We were sick last week; REALLY sick. So sick, in fact, that we called in sick from work for 3 straight days. We haven’t been that sick since the summer of ‘98 when Dave Matthews played 3 straight shows at the Gorge . . . and we were “sick” for all of them.
We digress. Being sick gives us time to catch up on all the cool things that work and life steal away from us in small increments until we die sad and lonely in a trailer bought with our 401K scratch. Oooh, a butterfly! One of the things we rediscovered during our sickness was the sheer joy that accompanies hour upon hour of mind numbing video gaming.
We poured ourselves out of bed at 11am and somehow made it to Fred Meyer on Aurora to purchase the latest installment of the Grand Theft Auto series. Then, we took it for a test drive. A 3 day test drive. Overall, the game is great. We tend to be the type of person that takes the high road in video games, you know, like choosing the “light side” path in “Star Wars Jedi Knight” and naming ourselves “The Righteous Judgmentor” at parties. But to fully enjoy Grand Theft Auto 4, you have to become comfortable with your darker tendencies.
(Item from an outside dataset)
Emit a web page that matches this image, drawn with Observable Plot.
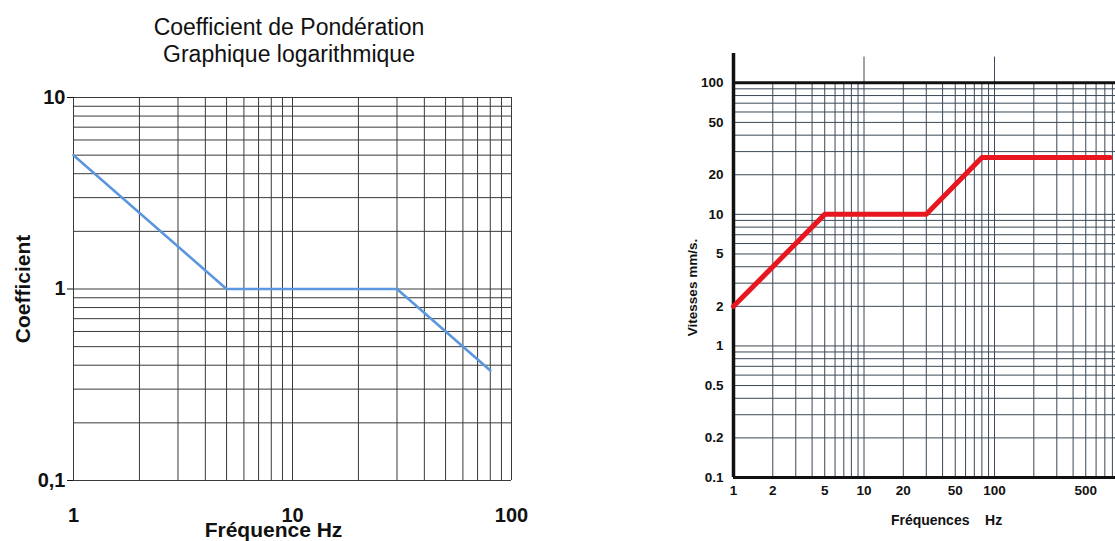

“I know it’s noon, but I’m just in the mood for a blow job from a male crack addict.” Things like that. Once you can embrace that sort of thing, you’re well on your way.
Shooting people for no reason is fun, especially if they’re a hooker and they just provided you a “service” and you’re only killing them to get your money back. Carjacking is fun, especially when you ditch the car 100 yards down the road, wait for the “jackee” to catch up, get in his car, and then jack him again. The stunt jumps have no grounding in physics whatsoever, cars magically stay perfectly horizontal even at distances in excess of 500 feet.
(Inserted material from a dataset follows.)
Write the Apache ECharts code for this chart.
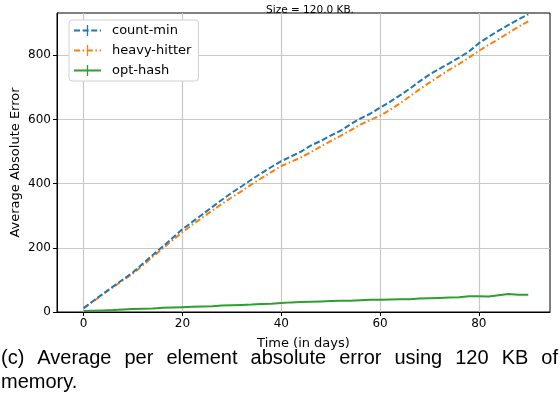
<!DOCTYPE html>
<html><head><meta charset="utf-8">
<script src="https://cdn.jsdelivr.net/npm/echarts@6/dist/echarts.min.js"></script>
<style>html,body{margin:0;padding:0;background:#fff}#c{width:560px;height:420px}</style>
</head><body><div id="c"></div>
<script>
const days = [0,2,4,6,8,10,12,14,16,18,20,22,24,26,28,30,32,34,36,38,40,42,44,46,48,50,52,54,56,58,60,62,64,66,68,70,72,74,76,78,80,82,84,86,88,90];
const countMin = [12,35,58,80,102,124,151,178,204,231,258,281,304,327,350,372,392,413,433,452,470,485,500,519,533,550,565,585,603,618,637,655,675,696,719,740,758,775,793,812,838,858,877,895,912,928];
const heavyHitter = [12,34,56,78,99,120,146,172,198,224,249,272,294,316,337,358,377,398,417,436,455,468,482,498,516,533,549,566,584,598,612,630,650,672,694,715,735,755,773,793,814,833,851,870,889,906];
const optHash = [3,4,5,6,8,9,10,11,13,14,15,16,17,18,20,21,22,23,25,26,28,30,31,32,33,34,35,35,37,38,38,39,40,40,42,43,44,45,46,49,49,48,52,56,54,54];
const xTicks = [0,20,40,60,80];
const yTicks = [0,200,400,600,800];
const seriesNames = ['count-min','heavy-hitter','opt-hash'];
const captionLines = ['(c) Average per element absolute error using 120 KB of', 'memory.'];

const font = 'DejaVu Sans';
// vertical bar with invisible corner points so its bounding box is square
const plus = 'path://M-6,-6 L-5.99,-6 Z M-0.7,-6 L0.7,-6 L0.7,6 L-0.7,6 Z M6,6 L5.99,6 Z';
function pairs(v){ return days.map((d,i)=>[d,v[i]]); }

const capFont = '20px "Liberation Sans"';
const ctx = document.createElement('canvas').getContext('2d');
ctx.font = capFont;
function captionGraphics(){
  const out = [];
  const tops = [348, 372];
  captionLines.forEach((line, li) => {
    const words = line.split(' ');
    if (li === captionLines.length - 1 || words.length < 2) {
      out.push({type:'text', x:1, y:tops[li], style:{text:line, font:capFont, fill:'#000'}});
      return;
    }
    const total = words.reduce((s,w)=>s+ctx.measureText(w).width, 0);
    const gap = (557 - total) / (words.length - 1);
    let x = 1;
    words.forEach(w => {
      out.push({type:'text', x:x, y:tops[li], style:{text:w, font:capFont, fill:'#000'}});
      x += ctx.measureText(w).width + gap;
    });
  });
  return out;
}

const chart = echarts.init(document.getElementById('c'), null, {renderer:'canvas'});
chart.setOption({
  animation:false,
  title:{text:'Size = 120.0 KB.', left:305, top:0, textAlign:'center',
    textStyle:{fontFamily:font, fontSize:10.5, fontWeight:'normal', color:'#000'}},
  grid:{left:57, right:10, top:13, bottom:108, outerBoundsMode:'none', containLabel:false,
    show:true, borderColor:'#000', borderWidth:1, backgroundColor:'transparent'},
  legend:{left:69, top:20, orient:'vertical', backgroundColor:'#fff', borderColor:'#d0d0d0', borderWidth:1, borderRadius:3,
    padding:[4,7,4,4], itemGap:7, itemWidth:27, itemHeight:14, symbolKeepAspect:true,
    textStyle:{fontFamily:font, fontSize:13, color:'#000', padding:[0,0,0,6]}, data:seriesNames},
  xAxis:{type:'value', min:-5.4, max:94.4,
    name:'Time (in days)', nameLocation:'middle', nameGap:25, nameMoveOverlap:false,
    nameTextStyle:{fontFamily:font, fontSize:13, color:'#000'},
    axisLine:{onZero:false, lineStyle:{color:'#000', width:1}},
    axisTick:{show:true, length:4, customValues:xTicks, lineStyle:{color:'#000'}},
    axisLabel:{customValues:xTicks, fontFamily:font, fontSize:12, color:'#000', margin:6},
    splitLine:{show:true, lineStyle:{color:'#c8c8c8', width:1.2}}},
  yAxis:{type:'value', min:0, max:932,
    name:'Average Absolute Error', nameLocation:'middle', nameGap:35, nameMoveOverlap:false,
    nameTextStyle:{fontFamily:font, fontSize:13, color:'#000'},
    axisLine:{show:true, onZero:false, lineStyle:{color:'#000', width:1}},
    axisTick:{show:true, length:4, customValues:yTicks, lineStyle:{color:'#000'}},
    axisLabel:{customValues:yTicks, fontFamily:font, fontSize:12, color:'#000', margin:6},
    splitLine:{show:true, lineStyle:{color:'#c8c8c8', width:1.2}}},
  series:[
    {name:seriesNames[0], type:'line', data:pairs(countMin), showSymbol:false, symbol:plus, symbolSize:12, symbolKeepAspect:true,
      color:'#1f77b4', lineStyle:{width:2, type:[6,2.6], color:'#1f77b4'}, z:3},
    {name:seriesNames[1], type:'line', data:pairs(heavyHitter), showSymbol:false, symbol:plus, symbolSize:12, symbolKeepAspect:true,
      color:'#ff7f0e', lineStyle:{width:2, type:[6,2.6,1.6,2.6], color:'#ff7f0e'}, z:2},
    {name:seriesNames[2], type:'line', data:pairs(optHash), showSymbol:false, symbol:plus, symbolSize:12, symbolKeepAspect:true,
      color:'#2ca02c', lineStyle:{width:2, color:'#2ca02c'}, z:2}
  ],
  graphic: captionGraphics()
});
</script></body></html>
Our favorite part, and probably the most unnoticed, is simply driving around town and listening to the fake radio stations, complete with fake commercials. The fake commercials are the best, because you get to hear credit card commercials where someone says,
“I got yoga bills like a mother fucker.”
Or, the male enhancement pill ad where a cocky new prescribee boasts, “It’s time to do a little something like exercise I call fucking like a bandit.”
Our main critique of the game is that once you’ve done everything, you’ve pretty much done everything. In game, as in life, you can only kill so many cops before it loses it’s appeal. You can only buy so many guns before you start to realize the logistical nightmare of staying fully stocked on ammunition. You can only go on so many killing rampages before you start to think none of it really matters, because at the end of the day, you’re still going to have to drive all the way across town to your tiny little safehouse, park your favorite car out front, climb the stairs to the shit hole you call a home, and watch the animation where you lay down on the bed and “save the game?”.